Tiempo atrás le dio por pintar. Lo que aparentemente pudiera ser capricho de un chico bien se transformó en una forma de vida. Conozco a unos cuantos que han decidido que su vida es la del bohemio manipulador de pinceles, aunque en realidad no pasan de ser unos pijos que ensucian lienzos. Sueñan con ser artistas repentinos y llenan las vidas de los demás de creaciones de dudoso gusto que nunca sabes dónde colgar.

Nada hay peor que el pintor sobrevenido, nada peor que el que cree que pertenece a una escuela de arte incierto y que puede ser el genio oculto que despierta en medio de la noche espesa de cualquier tendencia.

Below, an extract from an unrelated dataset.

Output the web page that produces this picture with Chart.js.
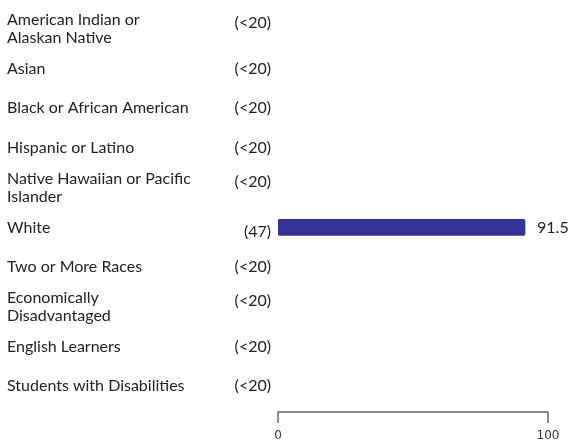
<!DOCTYPE html>
<html>
<head>
<meta charset="utf-8">
<script src="https://cdn.jsdelivr.net/npm/chart.js@4"></script>
<style>
html,body{margin:0;padding:0;background:#fff;}
#wrap{width:568px;height:442px;position:relative;}
</style>
</head>
<body>
<div id="wrap"><canvas id="c"></canvas></div>
<script>
const categories = [
  ["American Indian or", "Alaskan Native"],
  "Asian",
  "Black or African American",
  "Hispanic or Latino",
  ["Native Hawaiian or Pacific", "Islander"],
  "White",
  "Two or More Races",
  ["Economically", "Disadvantaged"],
  "English Learners",
  "Students with Disabilities"
];
const values = [null, null, null, null, null, 91.5, null, null, null, null];
const counts = ["(<20)", "(<20)", "(<20)", "(<20)", "(<20)", "(47)", "(<20)", "(<20)", "(<20)", "(<20)"];
const xTicks = [0, 100];

const labelFont = '16px Lato, "Open Sans", sans-serif';

const annotate = {
  id: 'annotate',
  afterDraw(chart) {
    const ctx = chart.ctx;
    const xs = chart.scales.x, ys = chart.scales.y;
    ctx.save();
    ctx.font = labelFont;
    ctx.fillStyle = '#222';
    ctx.textBaseline = 'middle';
    counts.forEach((c, i) => {
      const y = ys.getPixelForValue(i);
      let dy = 0;
      if (Array.isArray(categories[i])) dy = -6;
      if (values[i] !== null) dy = 4;
      ctx.textAlign = 'right';
      ctx.fillText(c, 271, y + dy);
    });
    values.forEach((v, i) => {
      if (v === null) return;
      const y = ys.getPixelForValue(i);
      ctx.textAlign = 'left';
      ctx.fillText(v.toFixed(1), xs.getPixelForValue(v) + 12, y);
    });
    const y0 = chart.chartArea.bottom + 6;
    const x0 = xs.getPixelForValue(xTicks[0]);
    const x1 = xs.getPixelForValue(xTicks[xTicks.length - 1]);
    ctx.strokeStyle = '#666';
    ctx.lineWidth = 1.5;
    ctx.beginPath();
    ctx.moveTo(x0, y0 + 11);
    ctx.lineTo(x0, y0);
    ctx.lineTo(x1, y0);
    ctx.lineTo(x1, y0 + 11);
    ctx.stroke();
    ctx.restore();
  }
};

new Chart(document.getElementById('c'), {
  type: 'bar',
  data: {
    labels: categories,
    datasets: [{
      data: values,
      backgroundColor: '#333399',
      borderRadius: 2,
      borderSkipped: false,
      barThickness: 16
    }]
  },
  options: {
    indexAxis: 'y',
    responsive: true,
    maintainAspectRatio: false,
    animation: false,
    layout: { padding: { left: 7, right: 20, top: 6, bottom: 0 } },
    plugins: { legend: { display: false }, tooltip: { enabled: false } },
    scales: {
      x: {
        min: 0, max: 100,
        afterBuildTicks(scale) { scale.ticks = xTicks.map(v => ({ value: v })); },
        afterFit(scale) { scale.height = 36; },
        grid: { display: false, drawTicks: true, tickLength: 22 },
        border: { display: false },
        ticks: {
          padding: 1,
          color: '#333',
          font: { family: 'Verdana, "DejaVu Sans", sans-serif', size: 12 },
          maxRotation: 0
        }
      },
      y: {
        afterFit(scale) { scale.width = 271; },
        grid: { display: false, drawTicks: false },
        border: { display: false },
        ticks: {
          crossAlign: 'far',
          padding: 0,
          color: '#222',
          font: { family: 'Lato, "Open Sans", sans-serif', size: 16, lineHeight: 1.125 }
        }
      }
    }
  },
  plugins: [annotate]
});
</script>
</body>
</html>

A José María lo sobrevino la pintura, sí, pero le ocurrió igual que con la música, que le asaltó a los quince años con la guitarra y a los veinticuatro con el piano. Si fue capaz de componer las mejores canciones de toda una generación, también ha sido capaz de crear un espacio único y diferenciado con los pinceles. Un libro imprescindible, de esos que pesan en la mano, certifica su talento: una Tauromaquia que lo une a Picasso y a Goya ha sido editada tras una exposición en Hanói y causa asombro. Cano moderniza la técnica taurina con una propiedad suficiente como para que en él se vea algo más que el caprichoso autor que no tiene otra cosa que hacer. Su obra se cotiza, sus grabados son el resumen de dos fuerzas contrapuestas que convergen y no chocan -toro y torero- y significan una progresión notable después de sus primeros trabajos de retratos encáusticos. Paso las páginas que recogen sus apuntes y no salgo del asombro. El asombro no es más que el efecto que causa en cualquiera la obra de alguien que nació con el toque de varita mágica que distingue a un artista de cualquier otro mortal. Pasó de creador a coleccionista, y de coleccionista otra vez a creador, expone en galerías de campanillas y es feliz a base de pinceladas magníficas. Y no le da importancia. Es un tipo tímido, abstraído de determinadas vanidades y extraordinariamente normal. Es decir, es un tipo excepcional.